Lew asks ... would better technical execution of his shot improve it.

He is inviting the feedback and I think it would be disingenuous to blow sunshine up his proverbial nether parts to make up the answer in an effort to make him feel good. He deserves an honest response.

My honest response is that yes... I believe better technical execution of this shot would improve it and would not detract from it. Specifically, I do wish the focus were better and that the sky through door was not blown out.

I added that if you want deliberate soft focus to convey a dreamy emotion there are ways to have both sharp focus on the intended subject and still provide soft-focus surrounding the subject.
 
I'm really struggling to believe that everyone else thinks it would look worse if some bits of technical execution were better.

Not everyone. I don't mind the original, but it could be better. The question posed though (I think) was whether making it technically better would make it less emotional.
Think that there are many things that would make this photo better without detracting from the emotional attachment aspect - up to a point.

But then I also like Crewdson's work. I have respect for anyone that can realize an idea. The fact that he uses a camera to do this is enough for me to call him a photographer.
After watching the movie, I probably see him more as a movie director that uses a still camera, but photography is photography. Not my place to tell someone otherwise.
 
I think better technical exectution improves an image, but sometimes the better execution involves adding a degree of softness...
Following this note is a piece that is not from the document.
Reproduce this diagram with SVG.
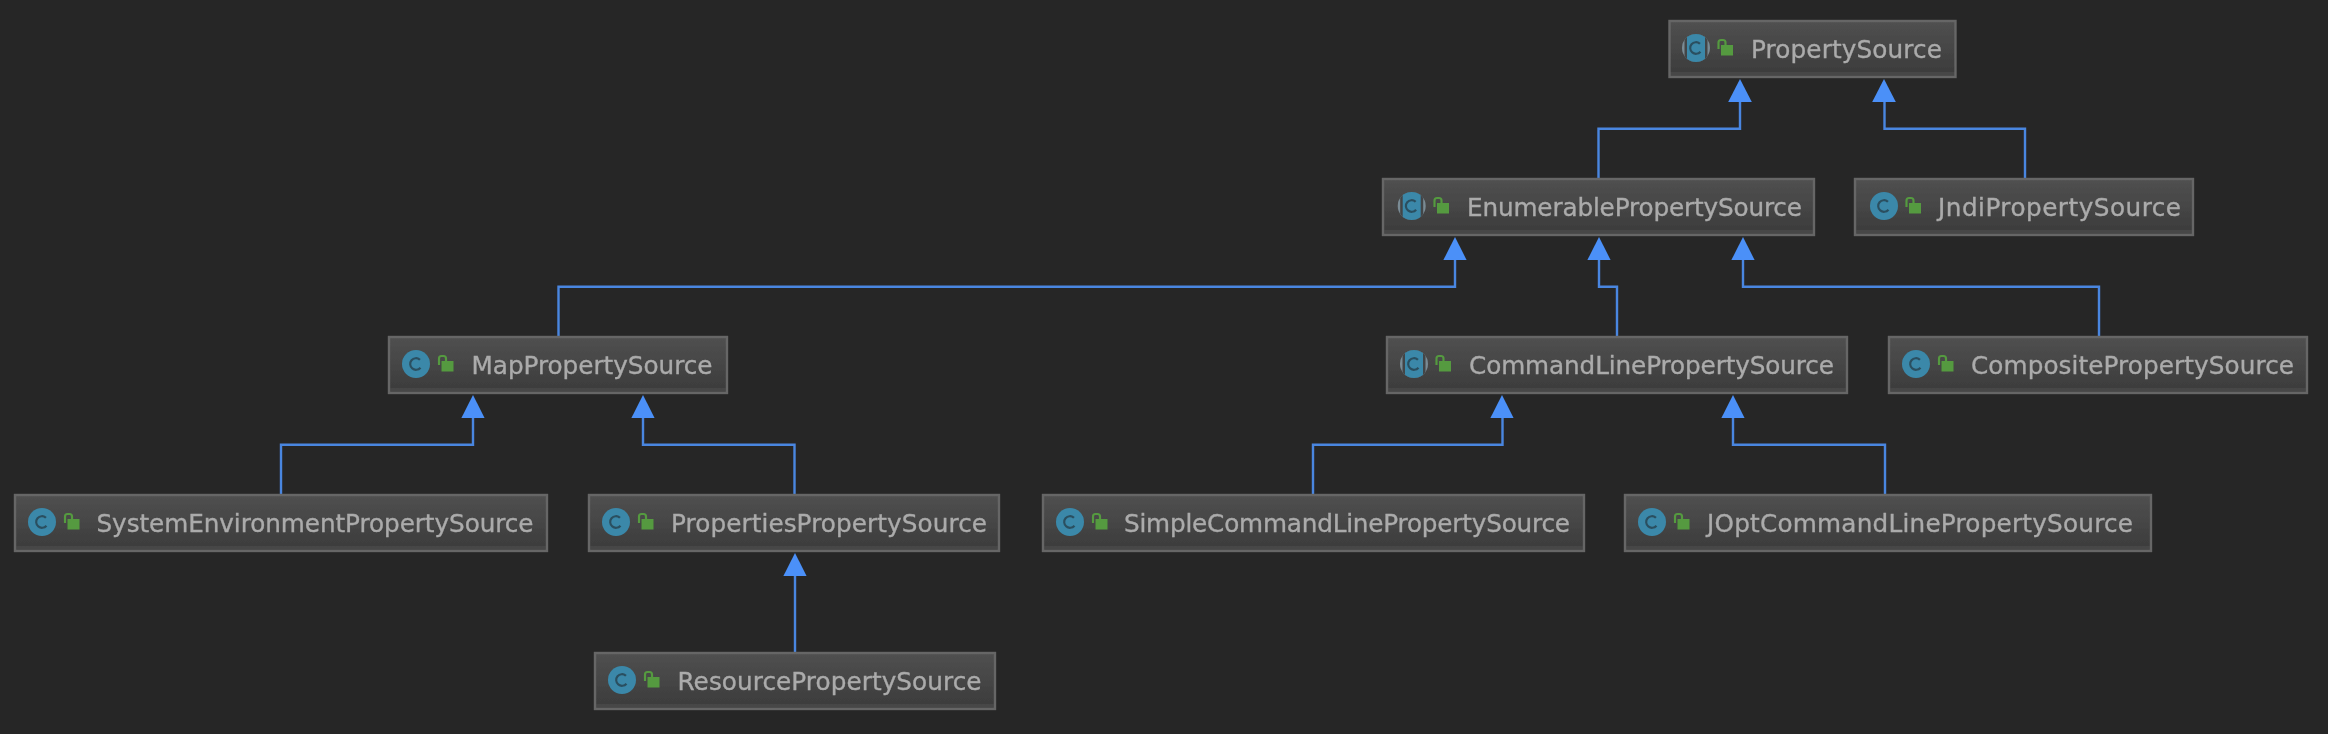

The image works well as it is, circumstances could perhaps have improved it marginally, but there is a real risk that that would reduce the mistical quality.
 
I think we've drifted very very VERY far outside the original point. :lol:
 
The only definition of "Good technical execution" I can think of that applies in all situations = "An image that comes as close as possible to the image you intended"
Thus, I would argue that by definition, yes: better technical execution will always help you in achieving your intentions.